Indus script decoded

IVC VS Old Tamil grammar
IVC grammar VS Sanskrit & Pali

Inspiration

The undeciphered Indus Script is one of history's greatest linguistic mysteries. We were inspired to apply modern Artificial Intelligence and pattern recognition to finally unlock the language of the great Indus Valley Civilization (IVC), moving beyond traditional methods.

What it does

It uses Machine Learning (ML) to perform statistical and positional analysis, identifying recurrent structural patterns that could reveal the script's grammar and syntax, helping decode its meaning.

How we built it

I took the dataset of IVC corpus and encoded each symbol into unique numbers and created a csv file with "," separated numbers where each line represents a individual seal.
Then took dataset of Old Tamil, Ashokan Era Pali & Early Vedic Sanskrit where they are about 5-6 words each line generally with stuff related to merchants & kings (Because IVC is considered merchet civilization). Then I encoded them also as unique numbers and then arranged them as one line representing one individual sentence.
Now I assumed as if I haven't decoded either of the scripts then I use AI tools to find out the which collection of numbers could represent a word (based on how frequently the occur formulas like PMI, Diversity score, Positional entropy etc.).
Now I have words for both scripts now I use scikit-learn to figure out pattern in which these words occur in all scripts this is the grammar of the language.
Finally, we compare the grammar of both scripts i.e. which is the subject verb object arrangement of all scripts and how are the SOV similar to IVC's SOV arrangement.
Turns out that Old Tamil is most grammatically related to IVC script with about 94% accuracy and hence it is a proto-Tamil script.
Finally, we use this same dataset of old Tamil to try and match the order of IVC script and figure out which word of IVC represents which word of old Tamil(potentially)

Challenges we ran into

The biggest hurdle was the scarce and short data.
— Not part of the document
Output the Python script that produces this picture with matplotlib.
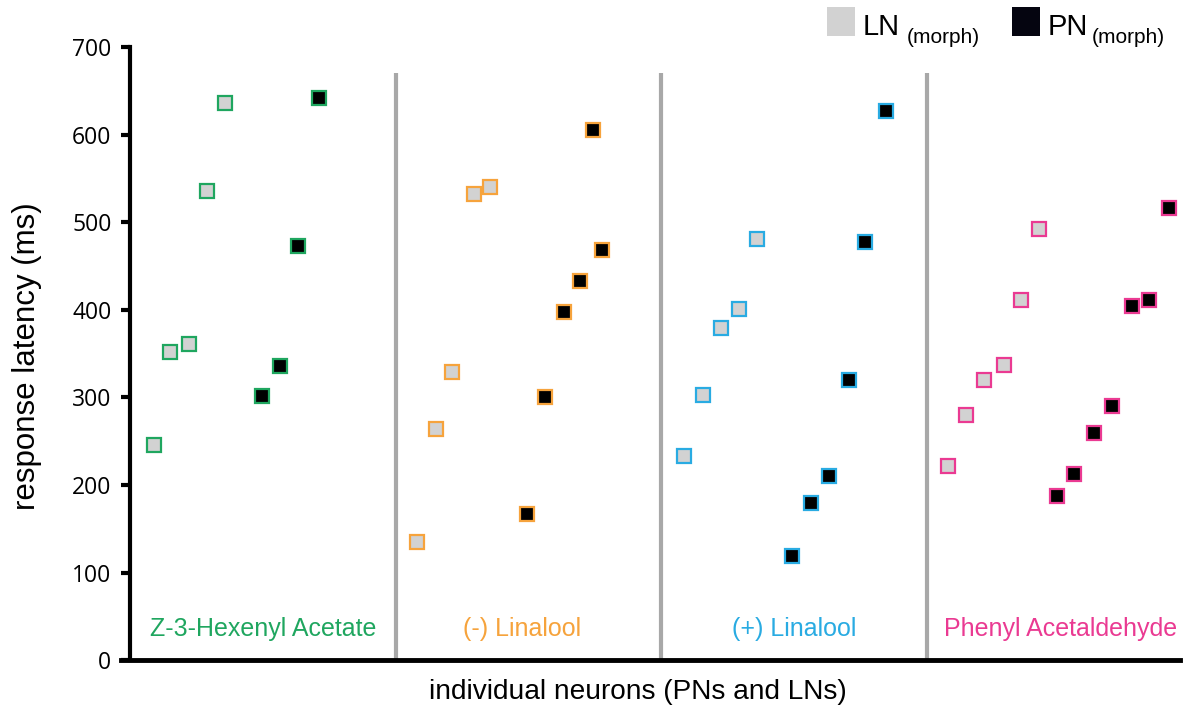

The limited number of inscriptions (most with only $\sim5$ signs) made training robust ML models difficult. We had to focus heavily on feature engineering to extract meaningful data from the few available sequences.

Accomplishments that we're proud of

We successfully created the first unified, machine-readable corpus of the script. More importantly, our ML models identified several statistically significant, recurring sign sequences, suggesting fixed 'grammatical' units that are likely keys to the script's structure.

What we learned

We learned the critical importance of feature engineering over model complexity when dealing with sparse, high-stakes historical data. The project highlighted the necessity of close collaboration between AI specialists and archaeologists.

What's next for Indus script decoded

Next, we plan to partner with leading Indologists to validate our findings. We will integrate OCR to automatically process new discoveries and implement a module for testing hypothetical phonetic readings against our statistically derived grammar.